Risk in AI: Glass Full or Half Empty?

ai compliance ai governance ai regulation ai risk eu ai act innovation iso/iec standards
AI - ISO/IEC Standards - AI Act


In the recent development of artificial intelligence (AI) regulation, understanding the concept of "risk" varies widely depending on regulatory frameworks and standards.


General Risk Definition: Understanding Risk in Regulation

In the recent development of artificial intelligence (AI) regulation, understanding the concept of "risk" is critical.

Generally speaking, risk refers to the likelihood that a hazard will result in harm.

According to Article 3 of the AI Act, risk is defined as "the combination of the probability of harm occurring and the severity of that harm." This definition underlines the Act's commitment to identifying and mitigating risks posed by AI systems, particularly concerning health, safety, and fundamental rights.


AI Act Perspective: Focusing on Preventing Harm

The AI Act places significant emphasis on preventing risks to health, safety, and human rights. This cautious approach reflects a commitment to safeguarding individuals and communities from potential negative impacts of AI technologies.

Critics argue, however, that this focus on risk prevention may overlook the potential positive impacts of AI and fail to incorporate cost-benefit analyses that could foster innovation and societal progress. In other words, by not considering the positive aspects of the technology in the regulatory framework, the AI Act fails to promote AI for good.

Yet, the AI Act also promotes a proportionate approach to strike a balance between risk reduction and cost reduction.


ISO / IEC Perspective: Balancing Risks and Opportunities

In contrast, ISO/IEC standards offer a broader perspective on risk management in AI. These standards encompass organizational objectives, including those specific to AI systems, and recognize that risk can lead to both positive and negative outcomes. By acknowledging the potential benefits of AI alongside risks, ISO/IEC standards provide a framework that encourages innovation while managing potential harms.

They also provide definitions, principles, and structured processes for AI risk management, which align with EU AI Act Article 9 requirements. However, these specifications are considered too generic to fully address the specific requirements of the EU AI Act, particularly concerning health, safety, EU values, and fundamental rights.

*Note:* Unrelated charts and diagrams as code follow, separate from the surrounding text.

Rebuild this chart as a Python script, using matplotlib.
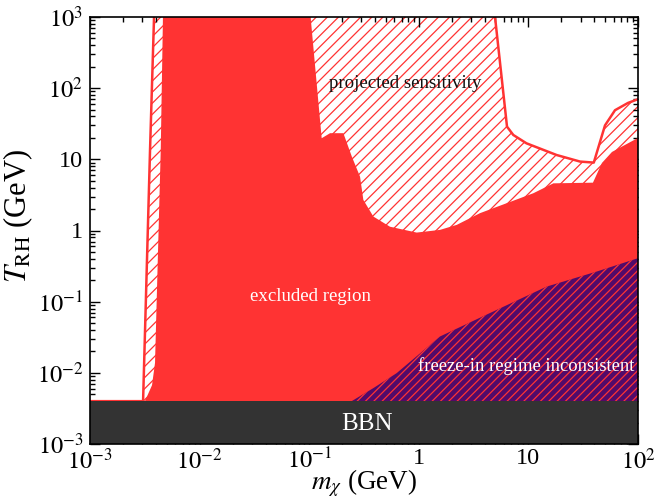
import numpy as np
import matplotlib
matplotlib.use("Agg")
import matplotlib.pyplot as plt

plt.rcParams['font.family'] = ['Liberation Serif', 'DejaVu Serif']
plt.rcParams['mathtext.fontset'] = 'stix'
plt.rcParams['hatch.linewidth'] = 0.9

RED = '#FF3333'
PURPLE = '#520A6A'
BBN_COL = '#333333'

X_MIN, X_MAX = 1e-3, 1e2
Y_MIN, Y_MAX = 1e-3, 1e3
T_BBN = 4e-3

# excluded region boundary (m_chi [GeV], T_RH [GeV])
excl_m = [3.17e-3, 3.68e-3, 3.92e-3, 4.42e-3, 4.63e-3, 0.103, 0.130, 0.155, 0.205,
          0.245, 0.291, 0.312, 0.385, 0.546, 0.957, 1.56, 2.22, 3.61, 6.34, 11.1,
          16.9, 38.8, 46.9, 57.9, 100]
excl_T = [4e-3, 6.7e-3, 0.0138, 13.5, 1e3, 1e3, 19.8, 23.3, 23.3,
          10.9, 5.7, 2.69, 1.57, 1.13, 0.935, 1.02, 1.2, 1.75, 2.42, 3.34,
          4.6, 4.7, 8.9, 12.7, 20]

# projected sensitivity boundary
proj_m = [1e-3, 3.05e-3, 3.53e-3, 3.84e-3, 4.96, 6.38, 7.28, 9.6, 18.1, 29.6,
          39.5, 50, 61.7, 81, 100]
proj_T = [4e-3, 4e-3, 13.5, 1e3, 1e3, 28.8, 22, 16.8, 11.5, 9.3,
          9.0, 30, 49, 62, 70]

# freeze-in inconsistent boundary
fi_m = [0.244, 0.385, 0.628, 1.56, 5.14, 14.7, 42, 100]
fi_T = [4e-3, 6.1e-3, 9.9e-3, 0.0324, 0.0767, 0.163, 0.265, 0.408]

x_ticks = [1e-3, 1e-2, 1e-1, 1, 10, 100]
x_labels = [r'$10^{-3}$', r'$10^{-2}$', r'$10^{-1}$', '1', '10', r'$10^{2}$']
y_ticks = [1e-3, 1e-2, 1e-1, 1, 10, 100, 1000]
y_labels = [r'$10^{-3}$', r'$10^{-2}$', r'$10^{-1}$', '1', '10', r'$10^{2}$', r'$10^{3}$']

fig = plt.figure(figsize=(6.65, 5.0), dpi=100)
ax = fig.add_axes([90/665, 1-444/500, (638-90)/665, (444-17)/500])
ax.set_xscale('log')
ax.set_yscale('log')
ax.set_xlim(X_MIN, X_MAX)
ax.set_ylim(Y_MIN, Y_MAX)

# projected sensitivity (hatched)
pm = np.r_[proj_m, X_MAX]
pT = np.r_[proj_T, T_BBN]
ax.fill(pm, pT, facecolor='white', edgecolor=RED, hatch='///', linewidth=0, zorder=1)
ax.plot(proj_m[:4], proj_T[:4], color=RED, lw=1.8, zorder=2)
ax.plot(proj_m[4:], proj_T[4:], color=RED, lw=1.8, zorder=2)

# excluded region
em = np.r_[excl_m, X_MAX]
eT = np.r_[excl_T, T_BBN]
ax.fill(em, eT, facecolor=RED, edgecolor='none', linewidth=0, zorder=3)

# freeze-in inconsistent
fm = np.r_[fi_m, X_MAX]
fT = np.r_[fi_T, T_BBN]
ax.fill(fm, fT, facecolor=PURPLE, edgecolor='none', linewidth=0, zorder=4)
ax.fill(fm, fT, facecolor='none', edgecolor=RED, hatch='////', linewidth=0, zorder=5)

# BBN
ax.axhspan(Y_MIN, T_BBN, color=BBN_COL, lw=0, zorder=6)

ax.text(0.75, 115, 'projected sensitivity', fontsize=13.6, color='#111111',
        ha='center', va='center', zorder=7)
ax.text(0.102, 0.117, 'excluded region', fontsize=13.6, color='white',
        ha='center', va='center', zorder=7)
ax.text(0.984, 0.0123, 'freeze-in regime inconsistent', fontsize=13.4, color='white',
        ha='left', va='center', zorder=7, clip_on=True)
ax.text(0.336, 1.92e-3, 'BBN', fontsize=18, color='white',
        ha='center', va='center', zorder=7)

ax.set_xticks(x_ticks, labels=x_labels)
ax.set_yticks(y_ticks, labels=y_labels)
ax.xaxis.set_minor_locator(matplotlib.ticker.LogLocator(base=10, subs=np.arange(2, 10)))
ax.yaxis.set_minor_locator(matplotlib.ticker.LogLocator(base=10, subs=np.arange(2, 10)))
ax.xaxis.set_minor_formatter(matplotlib.ticker.NullFormatter())
ax.yaxis.set_minor_formatter(matplotlib.ticker.NullFormatter())
ax.tick_params(which='both', direction='in', top=True, right=True, labelsize=17.5, width=1.0)
ax.tick_params(which='major', length=7, pad=5)
ax.tick_params(which='minor', length=3.5)
ax.tick_params(axis='x', which='major', pad=3)
for s in ax.spines.values():
    s.set_linewidth(1.2)
    s.set_zorder(10)

ax.set_xlabel(r'$m_\chi$ (GeV)', fontsize=19.5, va='bottom')
ax.set_ylabel(r'$T_{\rm RH}$ (GeV)', fontsize=22)
ax.xaxis.set_label_coords(0.5, -(499 - 444) / 427)
ax.yaxis.set_label_coords(-0.10, 0.534)

fig.savefig('out.png', dpi=100)
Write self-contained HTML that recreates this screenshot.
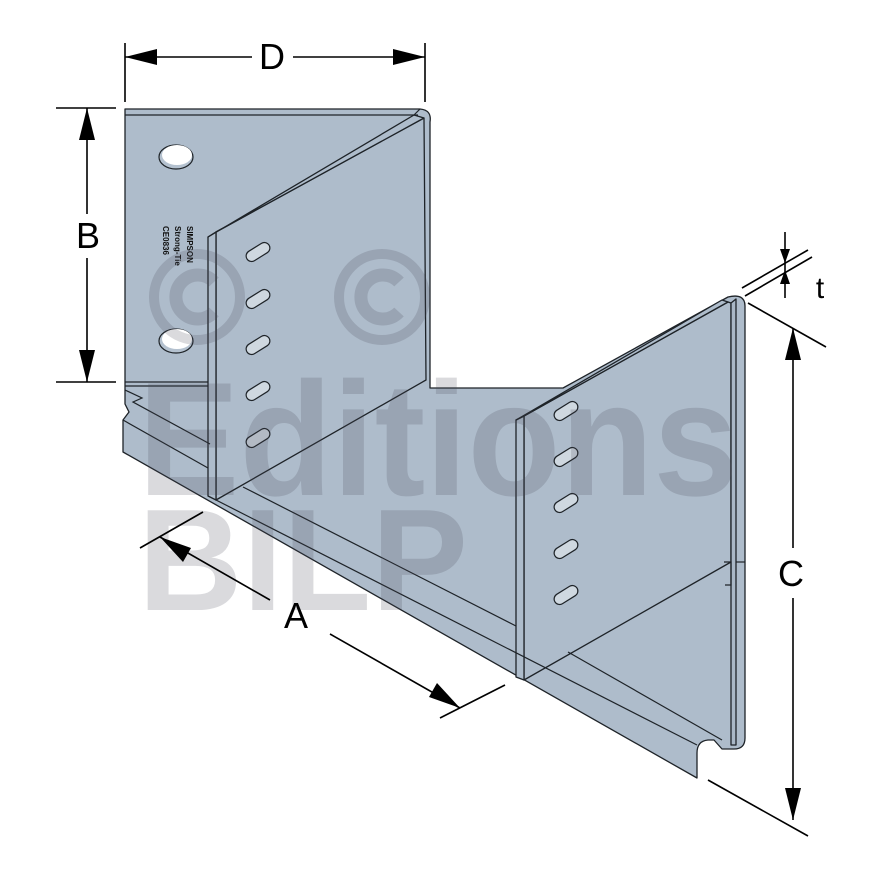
<!DOCTYPE html>
<html><head><meta charset="utf-8"><style>html,body{margin:0;padding:0;background:#fff}svg{display:block}</style></head>
<body>
<svg width="880" height="880" viewBox="0 0 880 880" xmlns="http://www.w3.org/2000/svg">
<g stroke="#1e2328" stroke-width="1.3" stroke-linejoin="round" fill="#aebccb">
<!-- silhouette -->
<path d="M125,109 L420,109 Q432,110 430,122 L430,388 L563,388 L728,297 Q745,293 745,306 L745,738 Q745,749 734,749 L722,749 L714,740 L708,740 Q697,741 697,753 L697,778 L123,452 L123,420 L129,412 L125,404 Z"/>
<!-- left fin face -->
<path d="M216,232 L424,118 L426,380 L216,500 Z"/>
<path d="M208,237 L216,232 L216,500 L208,496 Z"/>
<path d="M208,237 L414,115 L424,118 L216,232 Z"/>
<!-- right fin -->
<path d="M524,416 L728,302 L731,303 L731,562 L524,680 Z"/>
<path d="M516,420 L524,416 L524,680 L516,677 Z"/>
<path d="M516,420 L722,300 L728,302 L524,416 Z"/>
<path d="M731,303 L736,299 L736,745 L731,745 Z" fill="#a9b7c6"/>
</g>
<g stroke="#1e2328" stroke-width="1.2" fill="none">
<line x1="125" y1="115" x2="418" y2="115"/>
<line x1="414" y1="115" x2="420" y2="109"/>
<line x1="125" y1="382" x2="208" y2="382"/>
<line x1="125" y1="386" x2="208" y2="386"/>
<polyline points="125,390 142,398 133,402 210,444"/>
<line x1="123" y1="420" x2="208" y2="468"/>
<line x1="216" y1="500" x2="697" y2="745"/>
<line x1="243" y1="487" x2="516" y2="626"/>
<line x1="568" y1="652" x2="722" y2="740"/>
<polyline points="724,562 731,562 731,585 725,585"/>
<line x1="736" y1="562" x2="745" y2="562"/>
</g>
<!-- holes -->
<g stroke="#1e2328" stroke-width="1.2">
<ellipse cx="176" cy="157" rx="17" ry="12" fill="#b4c1cf"/>
<ellipse cx="177" cy="155" rx="15" ry="10" fill="#fff" stroke="none"/>
<ellipse cx="176" cy="341" rx="17" ry="12" fill="#b4c1cf"/>
<ellipse cx="177" cy="339" rx="15" ry="10" fill="#fff" stroke="none"/>
</g>
<g stroke="#1e2328" stroke-width="1.2" fill="#cfd8e0">
<g transform="translate(258,252) rotate(-32)"><rect x="-13" y="-5.5" width="26" height="11" rx="5.5"/></g>
<g transform="translate(258,299) rotate(-32)"><rect x="-13" y="-5.5" width="26" height="11" rx="5.5"/></g>
<g transform="translate(258,345) rotate(-32)"><rect x="-13" y="-5.5" width="26" height="11" rx="5.5"/></g>
<g transform="translate(258,391) rotate(-32)"><rect x="-13" y="-5.5" width="26" height="11" rx="5.5"/></g>
<g transform="translate(258,438) rotate(-32)"><rect x="-13" y="-5.5" width="26" height="11" rx="5.5"/></g>
<g transform="translate(566,411) rotate(-32)"><rect x="-13" y="-5.5" width="26" height="11" rx="5.5"/></g>
<g transform="translate(566,457) rotate(-32)"><rect x="-13" y="-5.5" width="26" height="11" rx="5.5"/></g>
<g transform="translate(566,503) rotate(-32)"><rect x="-13" y="-5.5" width="26" height="11" rx="5.5"/></g>
<g transform="translate(566,549) rotate(-32)"><rect x="-13" y="-5.5" width="26" height="11" rx="5.5"/></g>
<g transform="translate(566,595) rotate(-32)"><rect x="-13" y="-5.5" width="26" height="11" rx="5.5"/></g>
</g>
<g font-family="Liberation Sans, sans-serif" font-size="8" font-weight="bold" fill="#111">
<text transform="translate(187,226) rotate(90)">SIMPSON</text>
<text transform="translate(175,226) rotate(90)">Strong-Tie</text>
<text transform="translate(163,226) rotate(90)">CE0836</text>
</g>
<!-- watermark -->
<g fill="none" stroke="rgba(70,70,85,0.2)">
<circle cx="197" cy="297" r="43" stroke-width="10"/>
<path d="M214,282 A22,22 0 1 0 214,312" stroke-width="13"/>
<circle cx="382" cy="297" r="43" stroke-width="10"/>
<path d="M399,282 A22,22 0 1 0 399,312" stroke-width="13"/>
</g>
<g font-family="Liberation Sans, sans-serif" font-weight="bold" fill="rgba(70,70,85,0.2)">
<text x="138" y="495" font-size="162" textLength="600" lengthAdjust="spacingAndGlyphs">Editions</text>
<text x="138" y="610" font-size="145" textLength="330" lengthAdjust="spacingAndGlyphs">BILP</text>
</g>
<!-- dimensions -->
<g stroke="#000" stroke-width="1.6" fill="none">
<line x1="125" y1="43" x2="125" y2="102"/>
<line x1="425" y1="43" x2="425" y2="102"/>
<line x1="125" y1="57" x2="252" y2="57"/>
<line x1="293" y1="57" x2="425" y2="57"/>
<line x1="56" y1="108" x2="116" y2="108"/>
<line x1="56" y1="382" x2="116" y2="382"/>
<line x1="87" y1="108" x2="87" y2="214"/>
<line x1="87" y1="258" x2="87" y2="382"/>
<line x1="748" y1="303" x2="826" y2="347"/>
<line x1="708" y1="780" x2="808" y2="836"/>
<line x1="793" y1="328" x2="793" y2="548"/>
<line x1="793" y1="598" x2="793" y2="820"/>
<line x1="140" y1="548" x2="203" y2="512"/>
<line x1="440" y1="718" x2="505" y2="685"/>
<line x1="160" y1="537" x2="270" y2="600"/>
<line x1="330" y1="634" x2="460" y2="708"/>
<line x1="742" y1="288" x2="808" y2="250"/>
<line x1="745" y1="296" x2="812" y2="257"/>
<line x1="785" y1="232" x2="785" y2="298"/>
</g>
<g fill="#000">
<polygon points="125,57 157,49 157,65"/>
<polygon points="425,57 393,49 393,65"/>
<polygon points="87,108 79,140 95,140"/>
<polygon points="87,382 79,350 95,350"/>
<polygon points="793,328 785,360 801,360"/>
<polygon points="793,820 785,788 801,788"/>
<polygon points="160,537 183,562 191,548"/>
<polygon points="460,708 437,683 429,697"/>
<polygon points="785,263 780,249 790,249"/>
<polygon points="785,270 780,284 790,284"/>
</g>
<g font-family="Liberation Sans, sans-serif" font-size="36" fill="#000" text-anchor="middle">
<text x="272" y="69">D</text>
<text x="88" y="248">B</text>
<text x="791" y="586">C</text>
<text x="296" y="628">A</text>
<text x="820" y="298" font-size="30">t</text>
</g>
</svg>
</body></html>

Impact: Implications for AI regulation in Europe

The divergence between the AI Act and ISO/IEC standards lies in their fundamental views on risk. The AI Act adopts a cautious approach ("half glass view"), primarily focused on reducing risks to health, safety, and fundamental rights. In contrast, ISO/IEC standards present a broader perspective ("full glass view"), balancing risks and opportunities for AI systems.


Recommendation: Bridging perspective for effective regulation

Utilizing ISO/IEC standards as a foundational framework can facilitate preparedness for AI risk management. However, it is essential to recognize that compliance with ISO/IEC alone may not fully meet the specific regulatory requirements of the EU AI Act.

As AI continues to evolve, bridging these perspectives will be essential for comprehensive and effective AI regulation in Europe and worldwide.